The church leadership at Thomas' church backed Thomas in a statement of support. Reformed Theological Seminary, which Thomas works for as a professor, also defended him, saying, "an RTS committee reviewing the Acts incident had cleared Thomas of 'any knowing and intentional plagiarism.' He [Ligon Duncan] added that Thomas will continue to teach. 'From the standpoint of RTS,' Duncan wrote, 'the case is now closed.'"

A commission of the Associate Reformed Presbyterian Catawba Presbytery found that Derek Thomas had in fact copied from the sermons of Sinclair Ferguson without proper attribution, but that
"none of the interviews and investigations of this Committee have revealed any credible evidence that Derek Thomas intentionally engaged in the practice of plagiarism." Accordingly, Thomas was admonished in writing by the Catawba Presbytery for "unintentional plagiarism".

==Selected works==
- "Heaven On Earth: What the Bible Teaches about the Life to Come", Christian Focus Publications, 2018.
- Strength For The Weary, Reformation Trust Publishing, 2018.
- The Pilgrim’s Progress: A Guided Tour, Ligonier Ministries, 2014.
- How the Gospel Brings Us All the Way Home, Reformation Trust Publishing, 2011.
- Acts: Reformed Expository Commentary, P&R, 2011 (withdrawn by the publisher in November 2018 due to "unattributed content from sermons by another pastor").
- What Is Providence?, Basics of the Faith series, P&R, 2008.
- Let’s Study Galatians, Banner of Truth, 2004.
- Calvin’s Teaching on Job: Proclaiming the Incomprehensible God, Christian Focus Publications, 2004.
- Give Praise to God: A Vision for Reforming Worship (Ed. with J. Ligon Duncan III and Philip Graham Ryken), P&R, 2003.
- Let’s Study Revelation, Edinburgh: Banner of Truth, 2003.
- Mining for Wisdom: 28 Daily Readings from Job, Evangelical Press, 2002.

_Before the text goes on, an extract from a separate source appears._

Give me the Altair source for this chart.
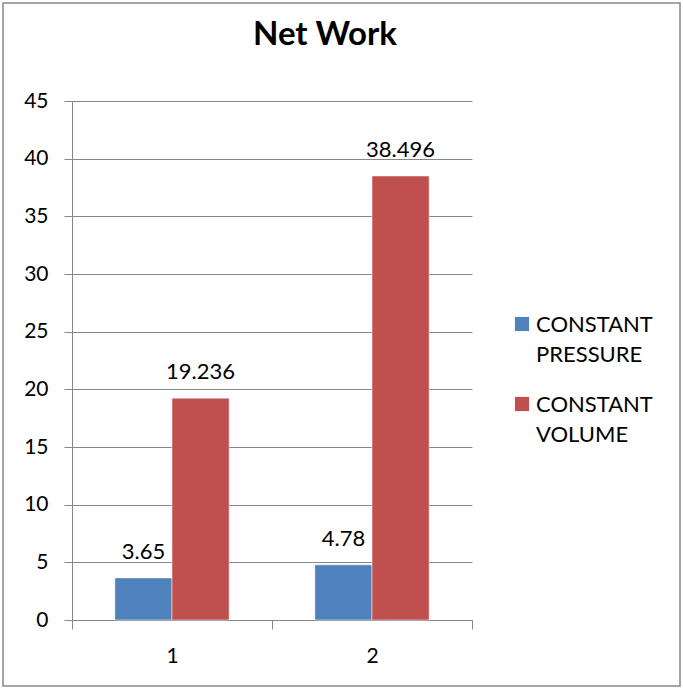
import altair as alt
import pandas as pd

categories = ["1", "1", "2", "2"]
series = ["CONSTANT PRESSURE", "CONSTANT VOLUME", "CONSTANT PRESSURE", "CONSTANT VOLUME"]
values = [3.65, 19.236, 4.78, 38.496]
labels = ["3.65", "19.236", "4.78", "38.496"]
series_order = ["CONSTANT PRESSURE", "CONSTANT VOLUME"]
legend_lines = [["CONSTANT", "PRESSURE"], ["CONSTANT", "VOLUME"]]
colors = ["#4F81BD", "#C0504D"]
y_ticks = [0, 5, 10, 15, 20, 25, 30, 35, 40, 45]
title_text = "Net Work"

df = pd.DataFrame({"cat": categories, "series": series, "value": values, "label": labels})
leg_df = pd.DataFrame({"series": series_order, "lines": legend_lines})

FONT = "Lato"
GRID = "#868686"
color_scale = alt.Scale(domain=series_order, range=colors)

x_enc = alt.X("cat:N", title=None,
              scale=alt.Scale(paddingInner=0, paddingOuter=0),
              axis=alt.Axis(labelAngle=0, labelFontSize=21, labelFont=FONT, labelColor="black",
                            domainColor=GRID, tickColor=GRID, tickSize=9, tickBand="extent",
                            labelPadding=16, grid=False))
xoff = alt.XOffset("series:N", sort=series_order,
                   scale=alt.Scale(paddingInner=0, paddingOuter=0.75))
y_enc = alt.Y("value:Q", title=None,
              scale=alt.Scale(domain=[0, 45], nice=False),
              axis=alt.Axis(values=y_ticks, labelFontSize=21, labelFont=FONT, labelColor="black",
                            domainColor=GRID, tickColor=GRID, tickSize=8, labelPadding=16,
                            gridColor=GRID, gridWidth=1))

base = alt.Chart(df)

bars = base.mark_bar(stroke="white", strokeWidth=0.5).encode(
    x=x_enc, xOffset=xoff, y=y_enc,
    color=alt.Color("series:N", scale=color_scale, legend=None)
)

text = base.mark_text(fontSize=22, font=FONT, color="black", baseline="alphabetic", dy=-19).encode(
    x=alt.X("cat:N"), xOffset=alt.XOffset("series:N", sort=series_order), y="value:Q",
    text="label:N"
)

leg_y = alt.Y("series:N", sort=series_order, axis=None,
              scale=alt.Scale(domain=series_order, range=[223, 303], padding=0))
leg_sym = alt.Chart(leg_df).mark_square(size=200, opacity=1).encode(
    x=alt.value(450), y=leg_y,
    color=alt.Color("series:N", scale=color_scale, legend=None)
)
leg_txt = alt.Chart(leg_df).mark_text(fontSize=22, font=FONT, color="black", align="left",
                                      baseline="alphabetic", lineHeight=30, dy=8).encode(
    x=alt.value(464), y=leg_y, text="lines"
)

title = alt.Chart(alt.Data(values=[{"t": title_text}])).mark_text(
    fontSize=33, font=FONT, fontWeight="bold", color="black", align="center", baseline="alphabetic"
).encode(x=alt.value(253), y=alt.value(-56), text="t:N")

border = alt.Chart(alt.Data(values=[{}])).mark_rect(fill=None, stroke="#888888", strokeWidth=1.5).encode(
    x=alt.value(-69), x2=alt.value(608), y=alt.value(-98), y2=alt.value(585)
)

main = alt.layer(bars, text)
legend = alt.layer(leg_sym, leg_txt)

chart = alt.layer(main, legend, title, border).resolve_scale(y="independent").properties(
    width=400, height=519,
    autosize=alt.AutoSizeParams(type="none"),
    padding={"left": 72, "top": 101, "right": 211, "bottom": 69}
).configure_view(stroke=None).configure_axisX(grid=False)

chart.save("out.html", embed_options={"renderer": "svg", "actions": False})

- Making the Most of your Devotional Life, Evangelical Press, 2001.
- Praying the Saviour’s Way, Christian Focus Publications, 2001.
- The Essential Commentaries for a Preacher’s Library, Reformed Academic Press, 1996.
- Taken Up To Heaven: The Ascension of Christ, foreword by J. Ligon Duncan, Evangelical Press, 1996.
- The Storm Breaks: Job Simply Explained, Welwyn Commentary Series, Evangelical Press, 1995. Second Impression 2004.
- God Strengthens: Ezekiel Simply Explained, Welwyn Commentary Series, Evangelical Press, 1993. Second Impression 2003.
- God Delivers: Isaiah Simply Explained, Welwyn Commentary Series, Evangelical Press, 1991. Second Impression 1998.
- Help for Hurting Christians: Reflections on Psalms, Evangelical Press, 1991.
- Wisdom: The Key to Living God’s Way, Christian Focus Publications, 1990.
- Serving the King: A Guide to Christian Usefulness, Evangelical Press, 1989.